Voordelen van een kettingaandrijving:
Nadeel van een kettingaandrijving:
V-verlichting
Vooraan zijn dimlicht, grootlicht en knipperlicht essentieel op een motorfiets. Ook dashboardverlichting is belangrijk. Als tijdens het examen gevraagd wordt of je met een niet verlichte kilometerteller mag rijden, dan is het antwoord dat dit wel mag. De snelheidsmeter moet verlicht zijn, verlichting van de kilometerteller is niet verplicht. Een motorfiets heeft afhankelijk van de leeftijd ook de alarmverlichting. Achteraan moet het reguliere achterlicht, de knipperverlichting, de kentekenverlichting en het remlicht functioneren. Het remlicht moet zowel werken met de handrem als voetrem.
O-olie
Zeer belangrijk is of de motor een goed olieniveau heeft. Kun je eenvoudig controleren. Eerst even de motorfiets rechtop zetten, eventueel met een hefbrug. Olie peilen doe je altijd voordat je gaat rijden. Je draait de peilstok los, veegt met een doek de olie eraf, stopt de peilstok opnieuw in het reservoir, wacht even en peilt vervolgen de olie. Het wordt vaak gezegd dat het oliepeil precies in het midden moet staan. Dat is onjuist. Het oliepeil moet zo dicht mogelijk tegen het maximum zitten.

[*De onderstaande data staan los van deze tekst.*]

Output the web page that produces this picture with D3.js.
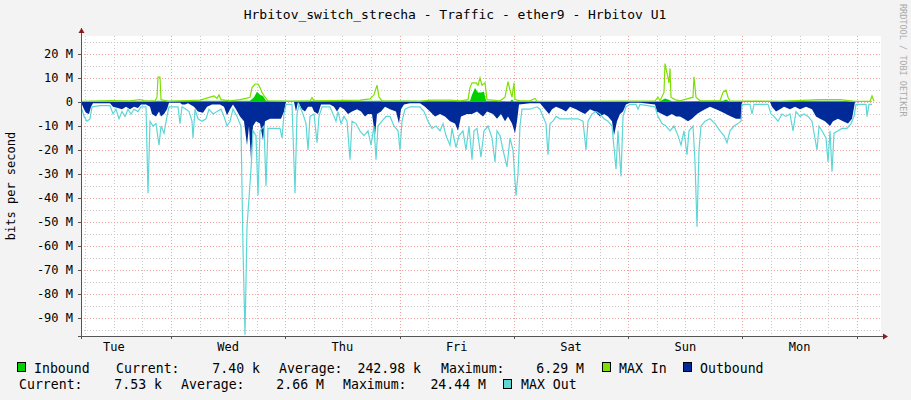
<!DOCTYPE html>
<html><head><meta charset="utf-8">
<script src="https://cdn.jsdelivr.net/npm/d3@7"></script>
<style>body{margin:0;background:#f3f3f3}text{font-family:"DejaVu Sans Mono",monospace}</style>
</head><body><svg id="c" width="911" height="400"></svg>
<script>
// time index t: one sample = 12.6 minutes from graph start (800 samples = 7 days)
const dayLabels = ["Tue","Wed","Thu","Fri","Sat","Sun","Mon"];
const yTicks = [20,10,0,-10,-20,-30,-40,-50,-60,-70,-80,-90];
const outbound = [[1,-1],[3,-3],[5,-4.5],[8,-5],[10,-2],[12,-0.5],[29,-0.5],[32,-2],[37,-2.5],[41,-3],[45,-2],[49,-3],[53,-2],[57,-2.5],[60,-1],[65,-1],[69,-2],[71,-5],[75,-6],[78,-4],[80,-6],[83,-5],[86,-3],[88,-0.3],[99,-0.3],[101,-1],[104,-1],[107,-0.5],[113,-2],[117,-4],[122,-4.5],[126,-2],[131,-1],[139,-1],[143,-2],[146,-5.5],[149,-3],[152,-1],[155,-3],[159,-6],[163,-8],[166,-18],[168,-10],[170,-24],[172,-10],[175,-8],[179,-9],[182,-16],[184,-8],[189,-7],[195,-7],[200,-7],[203,-4],[205,0],[213,0],[215,-4],[217,0],[221,-3],[224,-4],[227,-2],[231,-2],[233,-4],[237,-5],[240,-1],[249,-1],[253,-2],[256,-4],[259,-2],[263,-3],[267,-5],[271,-4],[276,-3],[280,-4],[284,-6],[287,-5],[291,-5],[294,-14],[296,-5],[300,-4],[304,-2],[309,-3],[315,-4],[318,-9],[320,-3],[323,-1],[329,-0.5],[339,-0.5],[344,-2],[349,-4],[354,-6],[359,-5],[364,-6],[369,-8],[374,-9],[377,-12],[380,-6],[386,-5],[391,-5],[396,-4],[402,-6],[406,-4],[412,-5],[416,-7],[420,-5],[424,-8],[427,-6],[431,-9],[434,-13],[436,-8],[438,-1],[449,-0.5],[459,-0.5],[464,-3],[468,-5],[471,-3],[475,-2],[481,-3],[485,-4],[489,-2],[495,-3],[499,-4],[504,-5],[509,-3],[514,-4],[519,-6],[523,-5],[527,-6],[531,-8],[533,-14],[536,-8],[539,-5],[542,-4],[545,-1],[549,-0.3],[559,-0.3],[574,-1],[576,-4],[581,-5],[586,-6],[591,-5],[595,-6],[599,-6],[603,-7],[607,-8],[611,-7],[616,-5],[620,-4],[624,-3],[629,-2],[635,-3],[640,-4],[645,-5],[650,-6],[655,-7],[660,-7],[661,0],[689,0],[691,-2],[695,-4],[699,-3],[703,-2],[709,-3],[714,-2],[719,-3],[725,-2],[731,-3],[735,-6],[739,-7],[744,-8],[749,-10],[752,-8],[757,-7],[762,-8],[767,-9],[771,-7],[774,0],[791,0]];
const maxOut = [[1,-3],[3,-6],[6,-8],[9,-7],[11,-2],[19,-1.5],[29,-1.5],[32,-5],[35,-3],[38,-7],[41,-4],[44,-6],[47,-3],[50,-5],[53,-3],[57,-4],[60,-2],[65,-2],[67,-38],[69,-8],[72,-10],[75,-9],[78,-18],[80,-10],[83,-13],[86,-6],[88,-2],[97,-2],[99,-9],[101,-2],[105,-3],[108,-4],[111,-8],[112,-15],[114,-3],[117,-7],[121,-8],[125,-7],[128,-3],[132,-5],[136,-4],[140,-3],[143,-6],[146,-10],[149,-8],[152,-3],[156,-6],[160,-10],[162,-61],[164,-97],[166,-52],[168,-40],[170,-28],[172,-12],[175,-14],[177,-39],[179,-12],[183,-10],[185,-35],[187,-11],[191,-11],[195,-11],[199,-11],[201,-15],[203,-5],[205,-1],[211,-1],[214,-38],[216,-5],[218,-1],[222,-5],[225,-9],[227,-20],[229,-6],[233,-5],[236,-17],[238,-6],[241,-2],[249,-2],[252,-5],[255,-8],[257,-4],[260,-9],[263,-6],[266,-8],[269,-24],[271,-8],[275,-9],[279,-12],[283,-14],[287,-12],[290,-18],[293,-10],[295,-24],[297,-10],[301,-8],[305,-6],[309,-6],[313,-10],[317,-12],[319,-20],[321,-8],[324,-3],[329,-2],[339,-2],[343,-4],[347,-8],[351,-11],[355,-10],[359,-12],[362,-9],[365,-14],[369,-18],[371,-11],[375,-19],[378,-14],[382,-12],[385,-20],[388,-10],[391,-24],[393,-12],[396,-11],[400,-23],[403,-12],[407,-10],[411,-15],[414,-25],[416,-12],[419,-14],[422,-20],[426,-27],[429,-15],[432,-20],[435,-39],[437,-30],[439,-10],[441,-3],[449,-3],[456,-2],[459,-3],[462,-6],[465,-9],[467,-22],[469,-9],[472,-8],[475,-6],[479,-7],[485,-7],[491,-7],[497,-7],[502,-8],[505,-20],[507,-8],[511,-5],[515,-4],[519,-5],[523,-7],[527,-8],[531,-10],[535,-28],[537,-12],[540,-31],[542,-6],[545,-2],[549,-1],[555,-1],[557,-3],[559,-1],[574,-2],[577,-6],[581,-9],[585,-10],[589,-12],[593,-10],[597,-14],[600,-18],[603,-12],[606,-22],[608,-12],[612,-10],[614,-25],[616,-52],[618,-20],[620,-10],[624,-8],[629,-7],[634,-9],[639,-12],[643,-14],[646,-17],[649,-12],[653,-10],[657,-9],[660,-8],[661,-1],[669,-1],[671,-5],[673,-1],[687,-1],[690,-5],[693,-6],[697,-8],[701,-5],[705,-6],[709,-5],[712,-12],[715,-4],[719,-6],[723,-5],[727,-6],[731,-8],[736,-20],[738,-10],[741,-12],[745,-15],[747,-25],[749,-12],[751,-29],[753,-13],[757,-12],[761,-11],[766,-11],[770,-9],[773,-6],[775,-1],[785,-1],[786,-6],[788,-1],[791,-1]];
const inbound = [[1,0.2],[69,0.3],[77,0.5],[169,0.5],[173,2],[176,4.3],[179,3],[182,2.5],[185,0.5],[389,0.5],[391,3],[394,5.8],[397,4],[400,4],[403,4.3],[405,0.5],[429,0.3],[431,1],[433,0.3],[579,0.3],[584,1.5],[587,1],[591,0.3],[642,0.5],[645,1],[648,0.3],[739,0.5],[759,0.5],[774,0.2],[791,0.2]];
const maxIn = [[1,0.3],[19,0.5],[29,0.6],[49,0.5],[59,1],[64,0.5],[74,0.5],[76,2],[77,10.4],[79,10.4],[80,1],[87,0.3],[99,0.5],[119,0.8],[129,2],[133,2.5],[136,1.5],[138,3],[140,1],[149,0.5],[159,1],[165,1.5],[169,2],[171,6],[174,7.5],[177,7.5],[179,6],[181,4],[184,2],[187,0.5],[209,0.3],[229,0.5],[231,1.8],[233,0.5],[279,0.8],[289,1.3],[293,3],[296,7],[298,2],[301,0.5],[339,0.3],[349,0.8],[369,0.8],[379,0.5],[387,1],[389,6],[391,8],[395,8],[397,7],[399,10],[401,7],[404,8],[406,1],[419,0.5],[424,2],[427,8.5],[429,5],[431,2],[433,8],[434,1],[439,0.5],[449,0.5],[454,1.5],[456,0.3],[499,0.3],[574,0.5],[577,2],[579,0.5],[583,4],[584,16],[586,12],[588,8],[589,14],[590,2],[594,1],[599,0.5],[612,2],[613,10.5],[615,2],[619,0.5],[639,0.5],[642,4],[645,5],[647,2],[649,0.5],[699,0.3],[739,1],[759,1],[774,0.3],[789,0.3],[791,2.5],[793,0.3]];
const legend1 = ["Inbound","Current:","7.40 k","Average:","242.98 k","Maximum:","6.29 M"];
const legend2 = ["Current:","7.53 k","Average:","2.66 M","Maximum:","24.44 M"];
const samplesPerDay = 114.29, firstMidnight = 90;

const svg = d3.select("#c");
const L=81,R=881,T=36,B=336;
const x = d3.scaleLinear().domain([0,800]).range([L,R]);
const y = d3.scaleLinear().domain([-97.5,27.5]).range([B,T]);
svg.append("rect").attr("x",L).attr("y",T).attr("width",R-L).attr("height",B-T).attr("fill","#fff");
const g = svg.append("g");
for(let v=-95; v<=25; v+=5){ if(v%10===0) continue;
  g.append("line").attr("x1",L).attr("x2",R).attr("y1",Math.round(y(v))+.5).attr("y2",Math.round(y(v))+.5).attr("stroke","#c8c8c8").attr("stroke-dasharray","1,2");}
for(let t=firstMidnight-samplesPerDay; t<800; t+=samplesPerDay/4){ if(t<=0) continue;
  if(Math.abs(((t-firstMidnight)/samplesPerDay)-Math.round((t-firstMidnight)/samplesPerDay))<0.01) continue;
  g.append("line").attr("x1",Math.round(x(t))+.5).attr("x2",Math.round(x(t))+.5).attr("y1",T).attr("y2",B).attr("stroke","#c8c8c8").attr("stroke-dasharray","1,2");}
yTicks.forEach(v=>g.append("line").attr("x1",L).attr("x2",R).attr("y1",Math.round(y(v))+.5).attr("y2",Math.round(y(v))+.5).attr("stroke","#f0a0a0").attr("stroke-dasharray","1,2"));
for(let k=0;k<7;k++){const t=firstMidnight+k*samplesPerDay;
  g.append("line").attr("x1",Math.round(x(t))+.5).attr("x2",Math.round(x(t))+.5).attr("y1",T).attr("y2",B).attr("stroke","#f0a0a0").attr("stroke-dasharray","1,2");}
const area = d3.area().x(d=>x(d[0])).y0(y(0)).y1(d=>y(d[1]));
const line = d3.line().x(d=>x(d[0])).y(d=>y(d[1]));
svg.append("path").datum(outbound).attr("d",area).attr("fill","#002A97");
svg.append("path").datum(inbound).attr("d",area).attr("fill","#00CF00");
svg.append("path").datum(maxOut).attr("d",line).attr("fill","none").attr("stroke","#5fd6d6").attr("stroke-width",1.2);
svg.append("path").datum(maxIn).attr("d",line).attr("fill","none").attr("stroke","#7ce000").attr("stroke-width",1.2);
svg.append("line").attr("x1",L-3).attr("x2",R+2).attr("y1",B+.5).attr("y2",B+.5).attr("stroke","#555");
svg.append("line").attr("x1",L+.5).attr("x2",L+.5).attr("y1",T-8).attr("y2",B+3).attr("stroke","#555");
svg.append("path").attr("d",`M${R+2},${B-2.5}L${R+7},${B+.5}L${R+2},${B+3.5}Z`).attr("fill","#8b1a1a");
svg.append("path").attr("d",`M${L-2.5},${T-3}L${L+.5},${T-8}L${L+3.5},${T-3}Z`).attr("fill","#8b1a1a");
yTicks.forEach(v=>{
  svg.append("line").attr("x1",L-3).attr("x2",L).attr("y1",Math.round(y(v))+.5).attr("y2",Math.round(y(v))+.5).attr("stroke","#555");
  svg.append("text").attr("x",73).attr("y",y(v)+4).attr("text-anchor","end").attr("font-size",12).attr("fill","#000").text(v===0?"0":v+" M");});
for(let k=-1;k<7;k++){const t=firstMidnight+k*samplesPerDay; if(t>0) svg.append("line").attr("x1",Math.round(x(t))+.5).attr("x2",Math.round(x(t))+.5).attr("y1",B).attr("y2",B+3).attr("stroke","#555");}
dayLabels.forEach((d,k)=>svg.append("text").attr("x",x(firstMidnight+(k-0.5)*samplesPerDay)).attr("y",351).attr("text-anchor","middle").attr("font-size",12).text(d));
svg.append("text").attr("x",455).attr("y",19).attr("text-anchor","middle").attr("font-size",13).text("Hrbitov_switch_strecha - Traffic - ether9 - Hrbitov U1");
svg.append("text").attr("transform","translate(15,186) rotate(-90)").attr("text-anchor","middle").attr("font-size",12).text("bits per second");
svg.append("text").attr("transform","translate(900,4) rotate(90)").attr("font-size",8.5).attr("fill","#aaa").text("RRDTOOL / TOBI OETIKER");
function sw(px,py,c){svg.append("rect").attr("x",px+.5).attr("y",py+.5).attr("width",8).attr("height",9).attr("fill",c).attr("stroke","#000");}
function tx(px,py,s,anchor){svg.append("text").attr("x",px).attr("y",py).attr("font-size",13.2).attr("text-anchor",anchor||"start").text(s);}
const l1x=[[34,"start"],[116,"start"],[260,"end"],[279,"start"],[421,"end"],[441,"start"],[584,"end"]];
const l2x=[[19,"start"],[162,"end"],[181,"start"],[324,"end"],[343,"start"],[486,"end"]];
sw(17,362,"#00CF00");
legend1.forEach((s,i)=>tx(l1x[i][0],373,s,l1x[i][1]));
sw(602,362,"#7ce000"); tx(619,373,"MAX In");
sw(683,362,"#002A97"); tx(700,373,"Outbound");
legend2.forEach((s,i)=>tx(l2x[i][0],389,s,l2x[i][1]));
sw(503,379,"#5fd6d6"); tx(521,389,"MAX Out");
</script></body></html>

Veel motoren hebben tegenwoordig een kijkglas ipv. een peilstok. Het kijkglas zit meestal aan de rechterzijde en onderkant van het motorblok. Naast het kijkglas staan markeringen die aangeven wat het minimum- en maximumniveau van de olie moet zijn.
Olie zorgt voor:
Smering van de draaiende delen, koeling van de motor en reiniging van de motor.
A-algemeen
De A staat voor algemeen. Er komen diverse zaken aan bod. Denk aan de accu, maar ook aan de vering, de koeling en eventuele controlelampjes. De vering moet goed functioneren. Kijk vooral naar de voorvork. De keerringen kunnen na verloop van tijd verzadigd raken met vuil en dan kunnen ze gaan lekken. Olie kan dan eventueel via de voorvork richting de remschijf lopen. Het gevolg: met ingevette remschijven kun je niet meer remmen. Ook de veerpoot achter moet gecontroleerd worden op lekkages. Kijk ook altijd even naar de koelvloeistof. Door een fel lampje te richten op het reservoir, kun je de inhoud controleren. De noodknop schakelt de ontsteking van de krachtbron uit, maar zorgt ervoor dat zaken als ABS en verlichting blijven werken. Deze knop zit vaak aan de rechterkant van het stuur.